Raw data –
----------------
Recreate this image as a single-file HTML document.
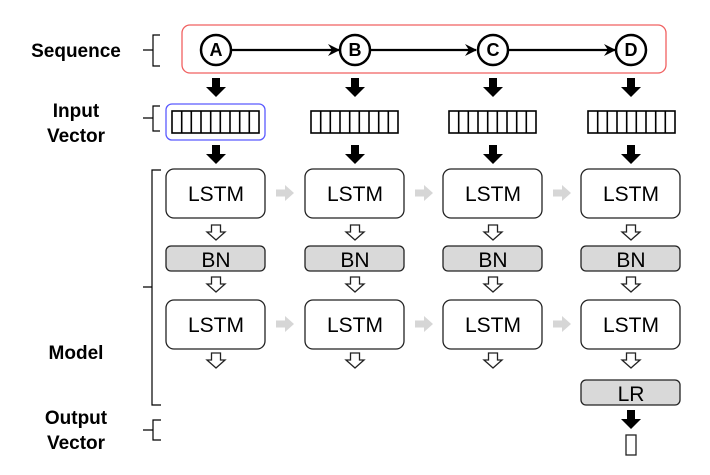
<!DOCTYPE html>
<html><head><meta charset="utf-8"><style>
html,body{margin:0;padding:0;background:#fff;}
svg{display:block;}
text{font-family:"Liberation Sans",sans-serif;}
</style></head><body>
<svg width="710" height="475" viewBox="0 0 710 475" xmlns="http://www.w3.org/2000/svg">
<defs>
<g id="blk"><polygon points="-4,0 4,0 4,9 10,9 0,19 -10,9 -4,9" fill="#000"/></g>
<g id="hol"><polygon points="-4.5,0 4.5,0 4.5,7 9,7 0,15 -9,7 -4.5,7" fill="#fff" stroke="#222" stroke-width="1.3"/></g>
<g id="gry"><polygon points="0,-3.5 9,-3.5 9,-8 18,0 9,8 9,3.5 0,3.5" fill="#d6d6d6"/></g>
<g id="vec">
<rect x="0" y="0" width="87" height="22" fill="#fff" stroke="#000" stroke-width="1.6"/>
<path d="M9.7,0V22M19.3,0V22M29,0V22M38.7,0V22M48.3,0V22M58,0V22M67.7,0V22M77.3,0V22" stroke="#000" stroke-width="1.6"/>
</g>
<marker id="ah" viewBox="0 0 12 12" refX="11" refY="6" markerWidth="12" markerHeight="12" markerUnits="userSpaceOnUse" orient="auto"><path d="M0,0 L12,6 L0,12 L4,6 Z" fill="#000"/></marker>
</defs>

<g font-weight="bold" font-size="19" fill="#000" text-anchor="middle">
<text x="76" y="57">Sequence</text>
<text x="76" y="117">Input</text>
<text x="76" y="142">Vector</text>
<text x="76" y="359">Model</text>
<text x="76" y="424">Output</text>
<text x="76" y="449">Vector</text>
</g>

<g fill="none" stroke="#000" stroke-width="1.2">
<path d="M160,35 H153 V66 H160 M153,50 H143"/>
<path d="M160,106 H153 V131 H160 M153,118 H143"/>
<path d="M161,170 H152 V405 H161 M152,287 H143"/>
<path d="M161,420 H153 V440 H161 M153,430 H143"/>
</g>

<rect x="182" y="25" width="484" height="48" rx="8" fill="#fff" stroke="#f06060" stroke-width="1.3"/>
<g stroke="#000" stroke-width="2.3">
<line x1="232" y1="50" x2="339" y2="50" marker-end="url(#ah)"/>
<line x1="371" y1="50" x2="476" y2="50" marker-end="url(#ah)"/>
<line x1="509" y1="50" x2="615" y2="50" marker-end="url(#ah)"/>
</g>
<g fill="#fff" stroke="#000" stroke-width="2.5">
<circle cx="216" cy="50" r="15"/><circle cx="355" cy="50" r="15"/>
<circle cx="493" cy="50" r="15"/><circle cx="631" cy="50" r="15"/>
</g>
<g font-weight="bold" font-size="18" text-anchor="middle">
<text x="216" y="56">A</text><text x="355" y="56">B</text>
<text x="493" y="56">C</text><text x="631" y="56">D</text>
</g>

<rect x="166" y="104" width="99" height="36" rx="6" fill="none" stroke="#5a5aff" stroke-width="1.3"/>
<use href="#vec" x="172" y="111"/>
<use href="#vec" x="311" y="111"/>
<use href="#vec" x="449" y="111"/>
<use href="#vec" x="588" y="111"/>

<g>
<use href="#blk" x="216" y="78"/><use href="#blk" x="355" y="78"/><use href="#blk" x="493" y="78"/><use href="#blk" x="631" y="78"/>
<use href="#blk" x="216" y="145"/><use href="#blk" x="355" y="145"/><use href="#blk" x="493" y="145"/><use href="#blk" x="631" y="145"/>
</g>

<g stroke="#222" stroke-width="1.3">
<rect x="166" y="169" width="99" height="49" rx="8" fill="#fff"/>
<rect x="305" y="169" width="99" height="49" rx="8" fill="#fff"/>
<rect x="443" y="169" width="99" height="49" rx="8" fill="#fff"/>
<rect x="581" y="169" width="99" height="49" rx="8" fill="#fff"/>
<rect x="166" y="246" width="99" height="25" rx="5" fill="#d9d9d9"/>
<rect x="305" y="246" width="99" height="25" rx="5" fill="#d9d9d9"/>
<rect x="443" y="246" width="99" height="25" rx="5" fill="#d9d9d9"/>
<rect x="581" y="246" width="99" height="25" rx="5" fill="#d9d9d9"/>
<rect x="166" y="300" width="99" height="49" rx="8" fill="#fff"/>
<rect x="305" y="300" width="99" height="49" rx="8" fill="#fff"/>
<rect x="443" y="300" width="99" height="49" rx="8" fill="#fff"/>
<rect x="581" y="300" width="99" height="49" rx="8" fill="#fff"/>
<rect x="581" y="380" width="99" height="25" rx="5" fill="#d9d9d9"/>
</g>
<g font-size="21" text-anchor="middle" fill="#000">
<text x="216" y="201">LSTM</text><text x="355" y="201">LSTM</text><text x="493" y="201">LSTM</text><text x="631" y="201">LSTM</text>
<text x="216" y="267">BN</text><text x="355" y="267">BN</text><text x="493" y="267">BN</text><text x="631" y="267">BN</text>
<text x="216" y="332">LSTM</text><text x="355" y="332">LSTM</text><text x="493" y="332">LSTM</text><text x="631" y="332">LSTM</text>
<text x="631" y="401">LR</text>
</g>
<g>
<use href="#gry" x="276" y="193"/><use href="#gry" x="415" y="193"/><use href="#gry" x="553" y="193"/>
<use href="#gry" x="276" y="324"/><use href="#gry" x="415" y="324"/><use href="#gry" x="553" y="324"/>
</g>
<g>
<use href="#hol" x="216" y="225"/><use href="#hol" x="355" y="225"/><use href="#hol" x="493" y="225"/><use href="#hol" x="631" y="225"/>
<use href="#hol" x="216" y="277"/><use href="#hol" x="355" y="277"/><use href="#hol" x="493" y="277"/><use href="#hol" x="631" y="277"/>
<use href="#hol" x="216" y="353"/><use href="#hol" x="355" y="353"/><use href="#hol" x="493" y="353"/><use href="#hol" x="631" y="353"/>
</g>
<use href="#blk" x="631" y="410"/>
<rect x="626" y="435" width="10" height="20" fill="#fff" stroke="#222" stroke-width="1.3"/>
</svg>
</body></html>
----------------
All of the material above should be reproduced exactly, except the pictures.

Output of the task –
Recreate this image as a single-file HTML document.
<!DOCTYPE html>
<html><head><meta charset="utf-8"><style>
html,body{margin:0;padding:0;background:#fff;}
svg{display:block;}
text{font-family:"Liberation Sans",sans-serif;}
</style></head><body>
<svg width="710" height="475" viewBox="0 0 710 475" xmlns="http://www.w3.org/2000/svg">
<defs>
<g id="blk"><polygon points="-4,0 4,0 4,9 10,9 0,19 -10,9 -4,9" fill="#000"/></g>
<g id="hol"><polygon points="-4.5,0 4.5,0 4.5,7 9,7 0,15 -9,7 -4.5,7" fill="#fff" stroke="#222" stroke-width="1.3"/></g>
<g id="gry"><polygon points="0,-3.5 9,-3.5 9,-8 18,0 9,8 9,3.5 0,3.5" fill="#d6d6d6"/></g>
<g id="vec">
<rect x="0" y="0" width="87" height="22" fill="#fff" stroke="#000" stroke-width="1.6"/>
<path d="M9.7,0V22M19.3,0V22M29,0V22M38.7,0V22M48.3,0V22M58,0V22M67.7,0V22M77.3,0V22" stroke="#000" stroke-width="1.6"/>
</g>
<marker id="ah" viewBox="0 0 12 12" refX="11" refY="6" markerWidth="12" markerHeight="12" markerUnits="userSpaceOnUse" orient="auto"><path d="M0,0 L12,6 L0,12 L4,6 Z" fill="#000"/></marker>
</defs>

<g font-weight="bold" font-size="19" fill="#000" text-anchor="middle">
<text x="76" y="57">Sequence</text>
<text x="76" y="117">Input</text>
<text x="76" y="142">Vector</text>
<text x="76" y="359">Model</text>
<text x="76" y="424">Output</text>
<text x="76" y="449">Vector</text>
</g>

<g fill="none" stroke="#000" stroke-width="1.2">
<path d="M160,35 H153 V66 H160 M153,50 H143"/>
<path d="M160,106 H153 V131 H160 M153,118 H143"/>
<path d="M161,170 H152 V405 H161 M152,287 H143"/>
<path d="M161,420 H153 V440 H161 M153,430 H143"/>
</g>

<rect x="182" y="25" width="484" height="48" rx="8" fill="#fff" stroke="#f06060" stroke-width="1.3"/>
<g stroke="#000" stroke-width="2.3">
<line x1="232" y1="50" x2="339" y2="50" marker-end="url(#ah)"/>
<line x1="371" y1="50" x2="476" y2="50" marker-end="url(#ah)"/>
<line x1="509" y1="50" x2="615" y2="50" marker-end="url(#ah)"/>
</g>
<g fill="#fff" stroke="#000" stroke-width="2.5">
<circle cx="216" cy="50" r="15"/><circle cx="355" cy="50" r="15"/>
<circle cx="493" cy="50" r="15"/><circle cx="631" cy="50" r="15"/>
</g>
<g font-weight="bold" font-size="18" text-anchor="middle">
<text x="216" y="56">A</text><text x="355" y="56">B</text>
<text x="493" y="56">C</text><text x="631" y="56">D</text>
</g>

<rect x="166" y="104" width="99" height="36" rx="6" fill="none" stroke="#5a5aff" stroke-width="1.3"/>
<use href="#vec" x="172" y="111"/>
<use href="#vec" x="311" y="111"/>
<use href="#vec" x="449" y="111"/>
<use href="#vec" x="588" y="111"/>

<g>
<use href="#blk" x="216" y="78"/><use href="#blk" x="355" y="78"/><use href="#blk" x="493" y="78"/><use href="#blk" x="631" y="78"/>
<use href="#blk" x="216" y="145"/><use href="#blk" x="355" y="145"/><use href="#blk" x="493" y="145"/><use href="#blk" x="631" y="145"/>
</g>

<g stroke="#222" stroke-width="1.3">
<rect x="166" y="169" width="99" height="49" rx="8" fill="#fff"/>
<rect x="305" y="169" width="99" height="49" rx="8" fill="#fff"/>
<rect x="443" y="169" width="99" height="49" rx="8" fill="#fff"/>
<rect x="581" y="169" width="99" height="49" rx="8" fill="#fff"/>
<rect x="166" y="246" width="99" height="25" rx="5" fill="#d9d9d9"/>
<rect x="305" y="246" width="99" height="25" rx="5" fill="#d9d9d9"/>
<rect x="443" y="246" width="99" height="25" rx="5" fill="#d9d9d9"/>
<rect x="581" y="246" width="99" height="25" rx="5" fill="#d9d9d9"/>
<rect x="166" y="300" width="99" height="49" rx="8" fill="#fff"/>
<rect x="305" y="300" width="99" height="49" rx="8" fill="#fff"/>
<rect x="443" y="300" width="99" height="49" rx="8" fill="#fff"/>
<rect x="581" y="300" width="99" height="49" rx="8" fill="#fff"/>
<rect x="581" y="380" width="99" height="25" rx="5" fill="#d9d9d9"/>
</g>
<g font-size="21" text-anchor="middle" fill="#000">
<text x="216" y="201">LSTM</text><text x="355" y="201">LSTM</text><text x="493" y="201">LSTM</text><text x="631" y="201">LSTM</text>
<text x="216" y="267">BN</text><text x="355" y="267">BN</text><text x="493" y="267">BN</text><text x="631" y="267">BN</text>
<text x="216" y="332">LSTM</text><text x="355" y="332">LSTM</text><text x="493" y="332">LSTM</text><text x="631" y="332">LSTM</text>
<text x="631" y="401">LR</text>
</g>
<g>
<use href="#gry" x="276" y="193"/><use href="#gry" x="415" y="193"/><use href="#gry" x="553" y="193"/>
<use href="#gry" x="276" y="324"/><use href="#gry" x="415" y="324"/><use href="#gry" x="553" y="324"/>
</g>
<g>
<use href="#hol" x="216" y="225"/><use href="#hol" x="355" y="225"/><use href="#hol" x="493" y="225"/><use href="#hol" x="631" y="225"/>
<use href="#hol" x="216" y="277"/><use href="#hol" x="355" y="277"/><use href="#hol" x="493" y="277"/><use href="#hol" x="631" y="277"/>
<use href="#hol" x="216" y="353"/><use href="#hol" x="355" y="353"/><use href="#hol" x="493" y="353"/><use href="#hol" x="631" y="353"/>
</g>
<use href="#blk" x="631" y="410"/>
<rect x="626" y="435" width="10" height="20" fill="#fff" stroke="#222" stroke-width="1.3"/>
</svg>
</body></html>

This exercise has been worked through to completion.